I feel like I want to assign two different ratings to this book, because there are different levels of success here. As a (somewhat) modernized Pride and Prejudice? 5 stars, easy. Its got everything that made the original a classic, from the enemies to lovers vibe to the complicated hero to the very solid writing. As a 2020 romance novel standing on its own merits? Less successful. There’s not enough zing to the banter, not enough time spent together, and not enough of a modern feel to the dialogue. So I think your satisfaction with this one is really going to depend on what you’re hoping to get out of it.
Anyone who is at all familiar with P&P will have a good idea of how this book plays out. It stays very true to the general vibe, despite the fact that it’s in a modern setting. There’s a serious tone and an innocence to the romance, which lovers of the original will likely appreciate. Some of the conversations felt more reminiscent of the original than relevant to present day, but I loved how seamlessly this story transitioned into an office setting. The author also does a great job incorporating Darcy more strongly into the story. Though I still would’ve liked more scenes with them together, his presence is there throughout.
Hart’s a very talented author, so there’s a lot about this that I really enjoyed. I read it in one sitting and loved the light, low angst feel. I also loved getting more insight into Darcy’s actions, which made this a more well-rounded romance. But it also felt stiff at times, with a lack of chemistry and a storyline that became too predictable. There were definitely moments when I was bored, though I enjoyed the book as a whole. This one’s a winner for P&P fans, a decent read for modern romance lovers, and somewhere in between for those looking for a mix of the two. I received an early copy via the author and am voluntarily leaving a review of this office romance.
Hate is a strong word.
Depending on the company, loathe is a good substitute. Abhor might be a little fancy, but it gets the job done. But the word that really sums up how I feel about Liam Darcy is, without question, hate.

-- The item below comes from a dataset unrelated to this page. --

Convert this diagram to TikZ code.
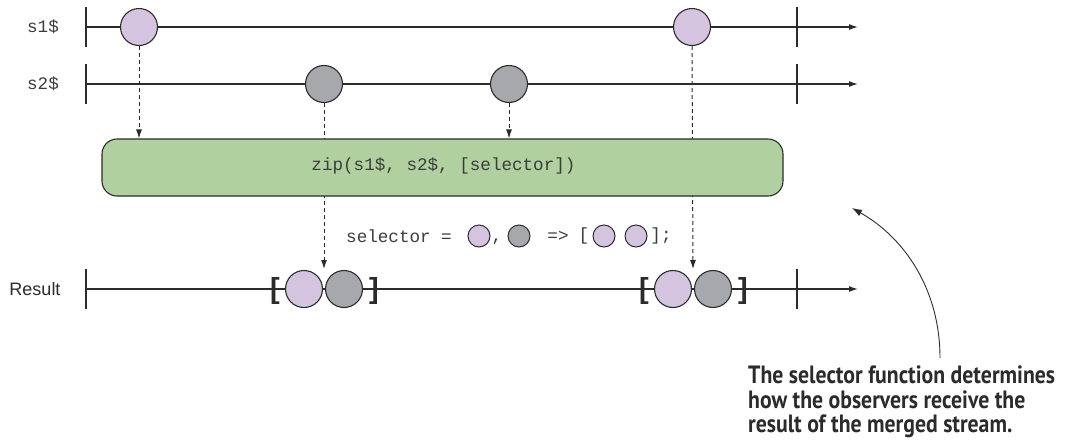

He doesn’t seem to think much of me either. The second he lays his fault-seeking eyes on me, he sets out to oppose me. Everything about him is imposing, as if he consumes the nearby air to power the rise and fall of his broad chest, and it’s clear he resents my presence on his advertising team. Every idea I have is shot down. Every olive branch I offer is set on fire by nothing more than the blistering coals he calls eyes.
In return, I light him up with my words.
It’s not as if he can dismiss me, since I work for his client, Wasted Words. Instead, he’s forced to tolerate me, which seems the closest we’ll ever be to friends. Fine by me.
I can be civil and still hate Liam Darcy.
But if there’s more to him than his exterior shows, I won’t be able to hate him at all.
I might stumble over that line between love and hate and fall right into his arms.